▶ Written problem
Copy out all lines that carry the word "matplotlib".

▶ Supplied material
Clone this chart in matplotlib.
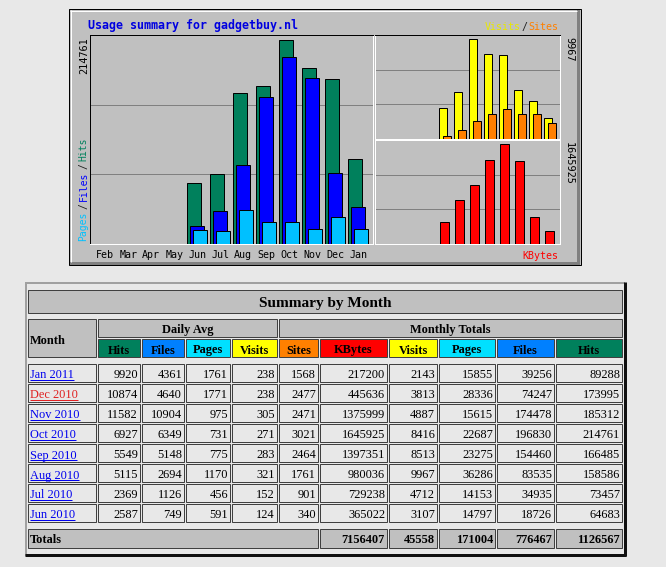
import numpy as np
import matplotlib
matplotlib.use("Agg")
import matplotlib.pyplot as plt
from matplotlib.patches import Rectangle
from matplotlib import transforms

# ---------------- data ----------------
chart_months = ['Feb', 'Mar', 'Apr', 'May', 'Jun', 'Jul', 'Aug', 'Sep', 'Oct', 'Nov', 'Dec', 'Jan']
hits   = [0, 0, 0, 0, 64683, 73457, 158586, 166485, 214761, 185312, 173995, 89288]
files  = [0, 0, 0, 0, 18726, 34935, 83535, 154460, 196830, 174478, 74247, 39256]
pages  = [0, 0, 0, 0, 14797, 14153, 36286, 23275, 22687, 15615, 28336, 15855]
visits = [0, 0, 0, 0, 3107, 4712, 9967, 8513, 8416, 4887, 3813, 2143]
sites  = [0, 0, 0, 0, 340, 901, 1761, 2464, 3021, 2471, 2477, 1568]
kbytes = [0, 0, 0, 0, 365022, 729238, 980036, 1397351, 1645925, 1375999, 445636, 217200]

table_months = ['Jan 2011', 'Dec 2010', 'Nov 2010', 'Oct 2010', 'Sep 2010',
                'Aug 2010', 'Jul 2010', 'Jun 2010']
daily_hits   = [9920, 10874, 11582, 6927, 5549, 5115, 2369, 2587]
daily_files  = [4361, 4640, 10904, 6349, 5148, 2694, 1126, 749]
daily_pages  = [1761, 1771, 975, 731, 775, 1170, 456, 591]
daily_visits = [238, 238, 305, 271, 283, 321, 152, 124]
totals = [7156407, 45558, 171004, 776467, 1126567]  # KBytes, Visits, Pages, Files, Hits

header_labels = ['Hits', 'Files', 'Pages', 'Visits', 'Sites', 'KBytes', 'Visits', 'Pages', 'Files', 'Hits']

# ---------------- styles ----------------
W, H = 666, 567
BG = '#e8e8e8'
GREY = '#c0c0c0'
C_HITS, C_FILES, C_PAGES = '#00805c', '#0000ff', '#00c0ff'
C_VISITS, C_SITES, C_KB = '#ffff00', '#ff8000', '#ff0000'
T_HITS, T_FILES, T_PAGES = '#00805c', '#0080ff', '#00e0ff'
header_colors = [T_HITS, T_FILES, T_PAGES, C_VISITS, C_SITES, C_KB, C_VISITS, T_PAGES, T_FILES, T_HITS]
MONO = 'DejaVu Sans Mono'
SERIF = 'Liberation Serif'
PX = 0.72  # one pixel in points

fig = plt.figure(figsize=(W / 100, H / 100), dpi=100, facecolor=BG)
ax0 = fig.add_axes([0, 0, 1, 1])
ax0.set_xlim(0, W)
ax0.set_ylim(H, 0)
ax0.axis('off')


def rect(x0, y0, x1, y1, fc, ec='none', lw=PX, z=1):
    ax0.add_patch(Rectangle((x0, y0), x1 - x0, y1 - y0, facecolor=fc,
                            edgecolor=ec, linewidth=lw, zorder=z))


def line(xs, ys, c, lw=PX, z=2):
    ax0.plot(xs, ys, color=c, lw=lw, solid_capstyle='butt', zorder=z)


# ---------------- chart panel ----------------
rect(69, 9, 581, 265, GREY, z=0.5)
rect(70, 262, 580, 265, '#808080', z=0.6)
rect(577, 10, 580, 265, '#808080', z=0.6)
line([70, 577], [10.5, 10.5], 'white', z=0.7)
line([70.5, 70.5], [10, 262], 'white', z=0.7)
rect(69, 9, 581, 265, 'none', ec='black', z=0.8)


def add_ax(x0, y0, x1, y1):
    a = fig.add_axes([x0 / W, 1 - y1 / H, (x1 - x0) / W, (y1 - y0) / H])
    a.set_facecolor(GREY)
    a.set_xticks([])
    a.set_yticks([])
    return a


def style_spines(a, top, left, bottom, right):
    for s, c in zip(['top', 'left', 'bottom', 'right'], [top, left, bottom, right]):
        a.spines[s].set_color(c)
        a.spines[s].set_linewidth(PX)
        a.spines[s].set_zorder(5)


x = np.arange(len(chart_months))


def nz(vals):
    idx = [i for i, v in enumerate(vals) if v > 0]
    return np.array(idx), np.array([vals[i] for i in idx])


# main plot
axm = add_ax(90, 35, 373, 244)
style_spines(axm, 'black', 'black', 'white', 'white')
axm.set_xlim(-0.661, 11.643)
top_m = max(hits) * 1.024
axm.set_ylim(0, top_m)
for k in (1, 2):
    axm.axhline(top_m * k / 3, color='#808080', lw=PX, zorder=1)
for vals, off, col in ((hits, -0.13, C_HITS), (files, 0.0, C_FILES), (pages, 0.13, C_PAGES)):
    ix, v = nz(vals)
    axm.bar(ix + off, v, width=0.59, color=col, edgecolor='black', linewidth=PX, zorder=3)

# upper right: visits / sites
axv = add_ax(375, 35, 560, 139)
style_spines(axv, 'black', 'white', 'white', 'white')
axv.set_xlim(-0.633, 11.7)
top_v = max(visits) * 1.045
axv.set_ylim(0, top_v)
for k in (1, 2):
    axv.axhline(top_v * k / 3, color='#808080', lw=PX, zorder=1)
ix, v = nz(visits)
axv.bar(ix - 0.1, v, width=0.53, color=C_VISITS, edgecolor='black', linewidth=PX, zorder=3)
ix, v = nz(sites)
axv.bar(ix + 0.167, v, width=0.5, color=C_SITES, edgecolor='black', linewidth=PX, zorder=4)

# lower right: kbytes
axk = add_ax(375, 140, 560, 244)
style_spines(axk, 'white', 'white', 'white', 'white')
axk.set_xlim(-0.633, 11.7)
top_k = max(kbytes) * 1.045
axk.set_ylim(0, top_k)
for k in (1, 2):
    axk.axhline(top_k * k / 3, color='#808080', lw=PX, zorder=1)
ix, v = nz(kbytes)
axk.bar(ix, v, width=0.62, color=C_KB, edgecolor='black', linewidth=PX, zorder=3)

# chart texts
ax0.text(88, 25, 'Usage summary for gadgetbuy.nl', family=MONO, weight='bold',
         fontsize=8.4, color='#0000e0', ha='left', va='center', zorder=3)
ax0.text(558, 27, 'Sites', family=MONO, fontsize=7.2, color=C_SITES, ha='right', va='center', zorder=3)
ax0.text(524, 27, '/', family=MONO, fontsize=7.2, color='#202020', ha='center', va='center', zorder=3)
ax0.text(521, 27, 'Visits', family=MONO, fontsize=7.2, color='#e8e800', ha='right', va='center', zorder=3)
ax0.text(558, 256, 'KBytes', family=MONO, fontsize=7.2, color=C_KB, ha='right', va='center', zorder=3)

tr = transforms.blended_transform_factory(axm.transData, ax0.transData)
for i, m in enumerate(chart_months):
    ax0.text(i, 255, m, transform=tr, family=MONO, fontsize=7.2, color='black',
             ha='center', va='center', zorder=3)

ax0.text(84, 37, str(max(hits)), family=MONO, fontsize=7.4, rotation=90,
         ha='center', va='top', zorder=3)
ax0.text(569, 37, str(max(visits)), family=MONO, fontsize=7.4, rotation=270,
         ha='center', va='top', zorder=3)
ax0.text(569, 142, str(max(kbytes)), family=MONO, fontsize=7.4, rotation=270,
         ha='center', va='top', zorder=3)
ax0.text(83.5, 241, 'Pages', family=MONO, fontsize=7.0, rotation=90, color=C_PAGES,
         ha='center', va='bottom', zorder=3)
ax0.text(83.5, 206, '/', family=MONO, fontsize=7.0, rotation=90, color='#202020',
         ha='center', va='center', zorder=3)
ax0.text(83.5, 201, 'Files', family=MONO, fontsize=7.0, rotation=90, color=C_FILES,
         ha='center', va='bottom', zorder=3)
ax0.text(83.5, 166, '/', family=MONO, fontsize=7.0, rotation=90, color='#202020',
         ha='center', va='center', zorder=3)
ax0.text(83.5, 161, 'Hits', family=MONO, fontsize=7.0, rotation=90, color=C_HITS,
         ha='center', va='bottom', zorder=3)

# ---------------- table ----------------
CELL_EC = '#404040'
# outer frame
line([25, 625], [283, 283], '#a0a0a0', lw=2 * PX)
line([26, 26], [282, 556], '#a0a0a0', lw=2 * PX)
line([25, 626], [555, 555], '#101010', lw=3 * PX)
line([624.5, 624.5], [282, 556], '#101010', lw=3 * PX)

cols = [(28, 96), (98, 140), (142, 184), (186, 230), (232, 277), (279, 318),
        (320, 387), (389, 437), (439, 495), (497, 554), (556, 622)]


def cell(x0, y0, x1, y1, fc):
    rect(x0, y0, x1, y1, fc, ec=CELL_EC, z=1)


# title row
cell(28, 290, 622, 313, GREY)
ax0.text(325, 307, 'Summary by Month', family=SERIF, weight='bold', fontsize=11,
         ha='center', va='baseline', zorder=3)
# header rows
cell(28, 319, 96, 357, GREY)
ax0.text(30, 344, 'Month', family=SERIF, weight='bold', fontsize=8.9,
         ha='left', va='baseline', zorder=3)
cell(98, 319, 277, 337, GREY)
ax0.text((98 + 277) / 2, 333, 'Daily Avg', family=SERIF, weight='bold', fontsize=8.9,
         ha='center', va='baseline', zorder=3)
cell(279, 319, 622, 337, GREY)
ax0.text((279 + 622) / 2, 333, 'Monthly Totals', family=SERIF, weight='bold', fontsize=8.9,
         ha='center', va='baseline', zorder=3)
for (cx0, cx1), lab, col in zip(cols[1:], header_labels, header_colors):
    cell(cx0, 339, cx1, 357, col)
    ax0.text((cx0 + cx1) / 2, 353.5, lab, family=SERIF, weight='bold', fontsize=8.9,
             ha='center', va='baseline', zorder=3)

rev = lambda a: a[::-1][:len(table_months)]
m_sites, m_kb, m_vis, m_pag, m_fil, m_hit = (rev(sites), rev(kbytes), rev(visits),
                                             rev(pages), rev(files), rev(hits))
link_texts = []
for r, mname in enumerate(table_months):
    y0 = 364 + 20 * r
    y1 = y0 + 18
    row_vals = [daily_hits[r], daily_files[r], daily_pages[r], daily_visits[r],
                m_sites[r], m_kb[r], m_vis[r], m_pag[r], m_fil[r], m_hit[r]]
    cell(cols[0][0], y0, cols[0][1], y1, BG)
    lc = '#e02020' if mname == 'Dec 2010' else '#0000ee'
    t = ax0.text(30, y0 + 14.5, mname, family=SERIF, fontsize=8.9, color=lc,
                 ha='left', va='baseline', zorder=3)
    link_texts.append((t, y0 + 16, lc))
    for (cx0, cx1), val in zip(cols[1:], row_vals):
        cell(cx0, y0, cx1, y1, BG)
        ax0.text(cx1 - 2, y0 + 14.5, str(val), family=SERIF, fontsize=8.9, color='black',
                 ha='right', va='baseline', zorder=3)

# totals row
cell(28, 529, 318, 548, GREY)
ax0.text(30, 543, 'Totals', family=SERIF, weight='bold', fontsize=8.9,
         ha='left', va='baseline', zorder=3)
for (cx0, cx1), val in zip(cols[6:], totals):
    cell(cx0, 529, cx1, 548, GREY)
    ax0.text(cx1 - 2, 543, str(val), family=SERIF, weight='bold', fontsize=8.9,
             ha='right', va='baseline', zorder=3)

# underline links
fig.canvas.draw()
inv = ax0.transData.inverted()
for t, yu, lc in link_texts:
    bb = t.get_window_extent()
    (xa, _), (xb, _) = inv.transform([[bb.x0, bb.y0], [bb.x1, bb.y0]])
    line([xa, xb], [yu, yu], lc, lw=PX, z=3)

fig.savefig('out.png', dpi=100, facecolor=BG)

▶ Result of the task
Clone this chart in matplotlib.
import matplotlib
matplotlib.use("Agg")
import matplotlib.pyplot as plt
from matplotlib.patches import Rectangle
from matplotlib import transforms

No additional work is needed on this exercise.